Rajasthani food fest at Regenta Central Deccan

Chennai: The colours and liveliness of Rajasthan also extend to its food.

The rich heritage, sand dunes and cuisine of the State show how the natives live in union with Nature.

This came into sharp focus at the Rajasthan food festival that is on at Regenta Central Deccan, Royapettah.

Wheat and bajra (a millet) are their staple diet, which are used as per the season – wheat in summer, bajra in winter.

Steaming hot Bajre ka soup welcomes the foodies to the fest. The soup is made with just bajra and has a unique flavour.

The elaborate buffet is cooked by celebrity chef, Nname Ji Maharaj, from Bikaner and his team of five chefs. The menu served here is entirely vegetarian.

“Rajasthani food includes the use of bajra. This millet is one of the staple diets and is used to retain body heat in winter,” explains F&B manager, Aditya Prakash. “The arid nature of the region, extreme climatic conditions, scarcity of water and vegetation has led to unique cooking styles and food habits among Rajasthanis,” he adds.

Mirchi ka kutta (green chillies), Keri ka achar are excellent accompaniments to the entire meal. The roasted papad are a must try. It is laced with ghee and red chilli powder. Then comes the pithod roll, a popular and delicious snack. This is made from besan (gram flour) and rolled like a Swiss roll. It is cut into bite size pieces and is often served cold.

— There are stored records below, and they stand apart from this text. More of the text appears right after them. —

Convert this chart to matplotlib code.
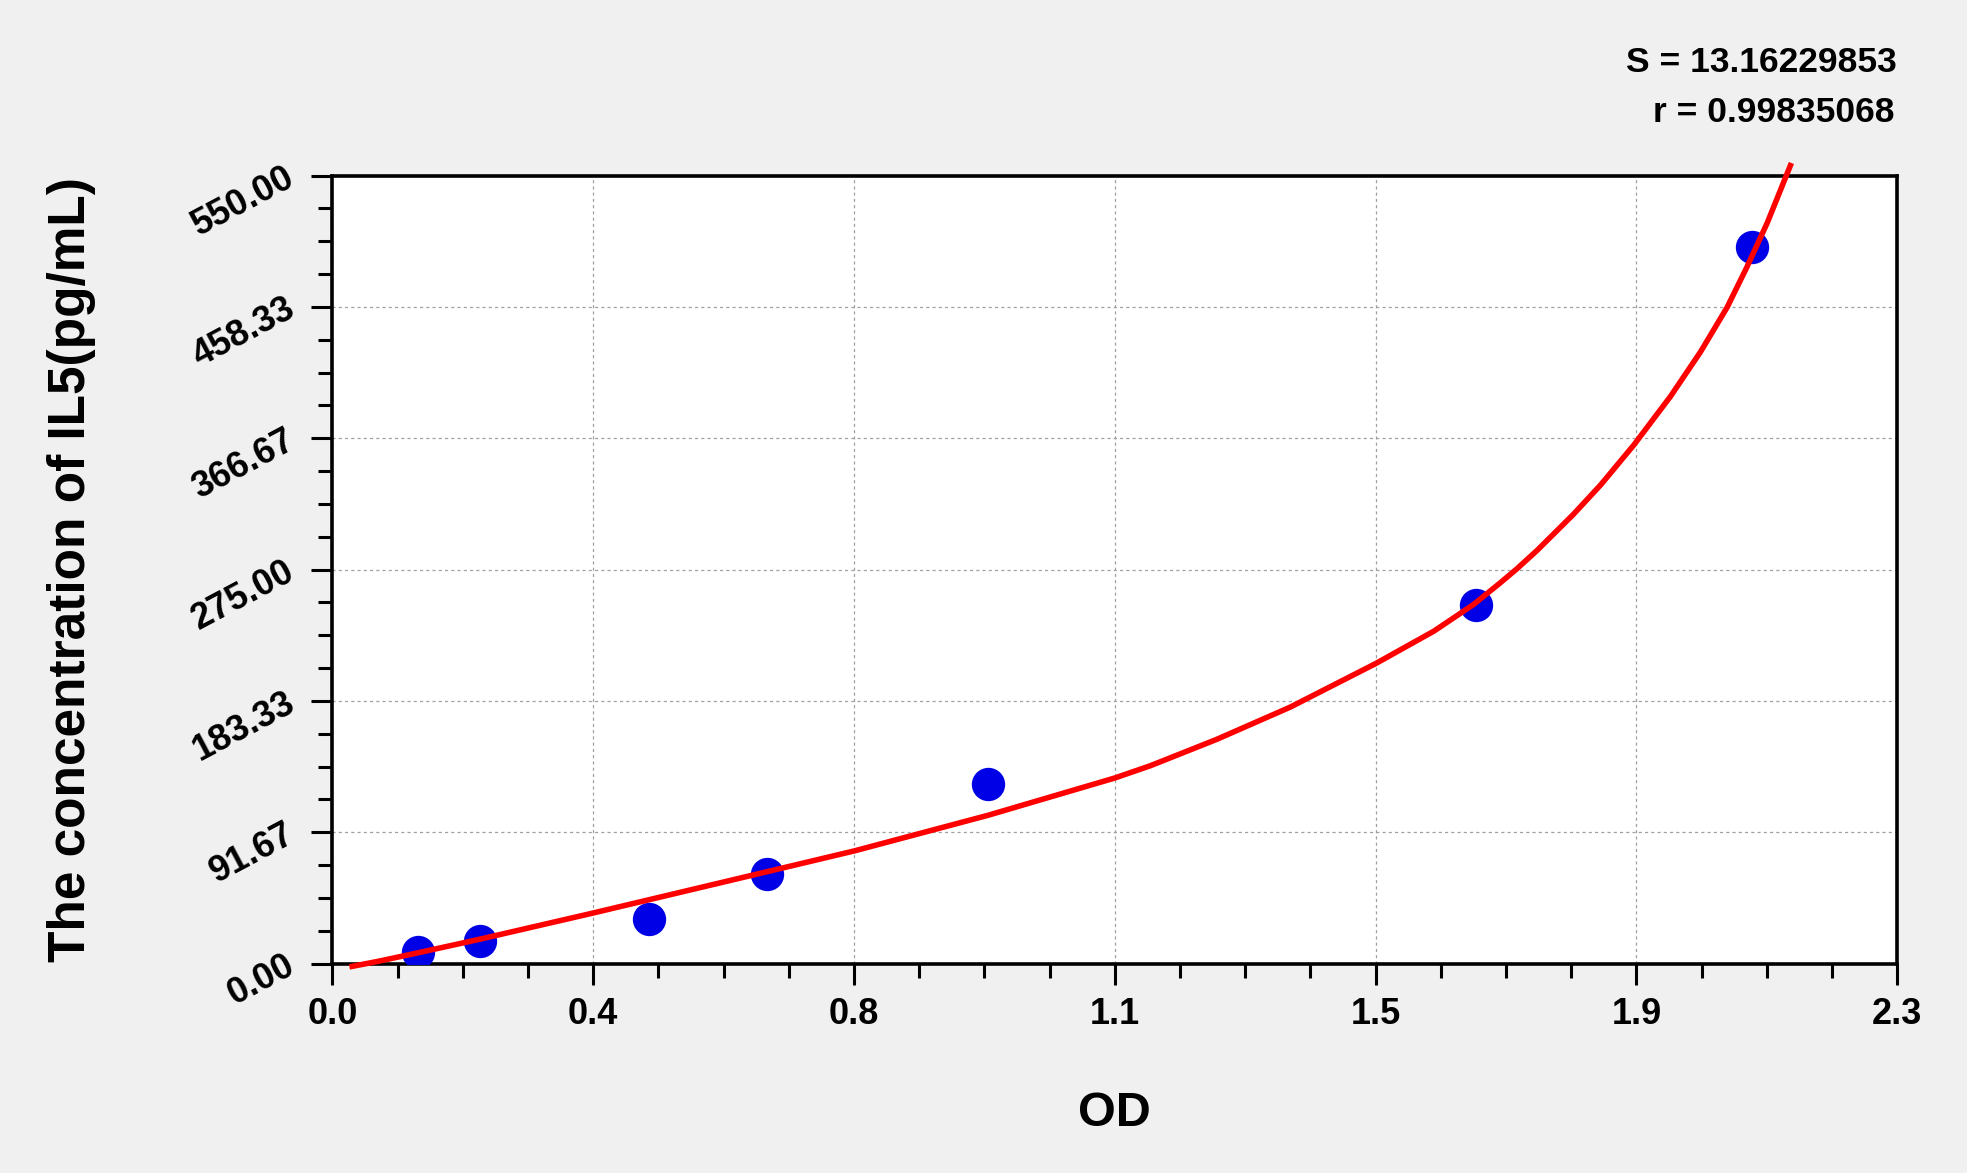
import matplotlib
matplotlib.use("Agg")
import matplotlib.pyplot as plt
import numpy as np

# Standards: OD readings and known concentrations (pg/mL)
od = [0.126, 0.217, 0.465, 0.639, 0.963, 1.681, 2.087]
conc = [7.8, 15.6, 31.25, 62.5, 125.0, 250.0, 500.0]

# Fitted curve
fit_od = [0.029, 0.067, 0.126, 0.217, 0.381, 0.639, 0.768, 0.964, 1.150,
          1.202, 1.300, 1.408, 1.534, 1.619, 1.677, 1.716, 1.741, 1.771,
          1.824, 1.864, 1.913, 1.967, 2.011, 2.050, 2.079, 2.109, 2.143]
fit_conc = [-2.0, 1.5, 7.5, 17.0, 35.0, 64.1, 78.7, 103.5, 129.5,
            138.0, 156.5, 179.0, 209.5, 232.0, 250.5, 265.5, 275.5, 288.5,
            313.5, 334.0, 362.0, 396.0, 427.0, 458.0, 486.0, 517.0, 557.0]

xtick_labels = ["0.0", "0.4", "0.8", "1.1", "1.5", "1.9", "2.3"]
ytick_labels = ["0.00", "91.67", "183.33", "275.00", "366.67", "458.33", "550.00"]

S_TEXT = "S = 13.16229853"
R_TEXT = "r = 0.99835068"

plt.rcParams["font.family"] = ["Liberation Sans", "DejaVu Sans"]
plt.rcParams["font.weight"] = "bold"

XMAX, YMAX = 2.3, 550.0

fig = plt.figure(figsize=(19.67, 11.73), dpi=100, facecolor="#f0f0f0")
ax = fig.add_axes([0.169, 0.1786, 0.7955, 0.6717])
ax.set_facecolor("white")
ax.set_axisbelow(True)

ax.set_xlim(0, XMAX)
ax.set_ylim(0, YMAX)
ax.set_xticks(np.linspace(0, XMAX, len(xtick_labels)))
ax.set_xticklabels(xtick_labels)
ax.set_yticks(np.linspace(0, YMAX, len(ytick_labels)))
ax.set_yticklabels(ytick_labels)
ax.set_xticks(np.linspace(0, XMAX, 25), minor=True)
ax.set_yticks(np.linspace(0, YMAX, 25), minor=True)

ax.grid(True, which="major", color="#a0a0a0", linestyle=(0, (2.5, 2.5)), linewidth=0.9)

for sp in ax.spines.values():
    sp.set_linewidth(2.6)
    sp.set_color("black")

ax.tick_params(axis="both", which="major", direction="out", length=15, width=2.2,
               labelsize=26, top=False, right=False)
ax.tick_params(axis="both", which="minor", direction="out", length=10, width=2.2,
               top=False, right=False)
ax.tick_params(axis="x", which="major", pad=9)
ax.tick_params(axis="y", which="major", pad=14)
for label in ax.get_yticklabels():
    label.set(rotation=28, ha="right", va="center", rotation_mode="anchor")

# Data
ax.plot(od, conc, "o", ms=24, color="#0000e6", mec="none", zorder=3)
ax.plot(fit_od, fit_conc, "-", color="#ff0000", lw=4, clip_on=False,
        solid_joinstyle="round", zorder=4)

ax.set_xlabel("OD", fontsize=35, fontweight="bold")
ax.xaxis.label.set_va("center")
ax.xaxis.set_label_coords(0.5, -0.19)
ax.set_ylabel("The concentration of IL5(pg/mL)", fontsize=37, fontweight="bold")
ax.yaxis.label.set_va("center")
ax.yaxis.set_label_coords(-0.167, 0.5)

fig.text(0.9644, 0.9463, S_TEXT, ha="right", va="center", fontsize=25.5, fontweight="bold")
fig.text(0.9630, 0.9037, R_TEXT, ha="right", va="center", fontsize=25.5, fontweight="bold")

fig.savefig("out.png", dpi=100, facecolor=fig.get_facecolor())
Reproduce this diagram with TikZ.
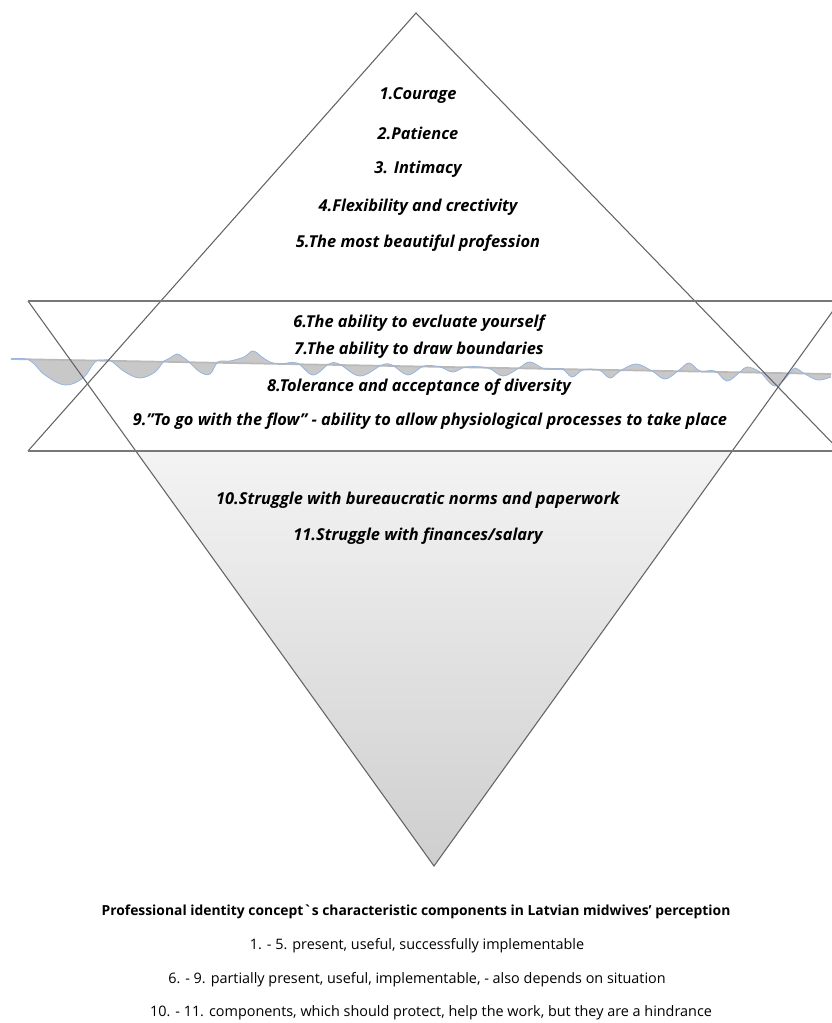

“The Rajasthanis have moulded their culinary styles in such a way that many of their dishes can be shelved for several days and served without heating,” says Aditya Prakash.

In the main course, Dal Baati Churma is a must try. The dal is poured on the baati (a hard bread made up of wheat flour cooked and greased with ghee). Coarsely ground wheat crushed and cooked with ghee and sugar, called churma, is put on top of the dal and baati and should be eaten together.

Then there is a long list of side dishes to choose from – lasooni moong dal, kachri gawar phali sabzi, dahi gatte ki sabzi, suha badi ki sabzi, panchkuta, mula ki bhaji and kala channa ki subzi. All these are eaten with shogran bajre ki roti or phulkas, which are made in a live counter.

“Rajasthani food is a menu served for kings. The idea of bringing chefs from Rajasthan is to give diners a peek into the authentic regional flavour. Most delicacies are prepared in live kitchen counters,” says executive chef, Sattybaan.”

For instance, the Ram khichdi is a festive dish. It is made with seasoned rice and is laced with nuts and ghee.

“Typically, there is no rice in Rajasthani menu; however, people do eat Bajre ki khichdi. This is the closest thing to rice,” he adds.

The desserts are a delight. Luni ka rasgulla, kaju katli, besan ki chakki, kharma ke laddu Rajasthani and bajre ki kheer are a must try. But one should not miss the ghevar. This is a disc-shaped sweet cake made with all-purpose flour and sugar syrup.

Served in bite size pieces, the sweet crumbles in the mouth and melts.The decor needs special mention. The walls were lined with typical Rajasthani photographs of people, dancers and the desert.

The Rajasthani food festival is open for lunch and dinner. It is priced at Rs 888 net per person. The festival is on till 10 September at Olives Multicuisine Restaurant at Regenta Central Deccan, situated at 36, Royapettah High Road, Royapettah. Phone: 9884951022 or 66773333.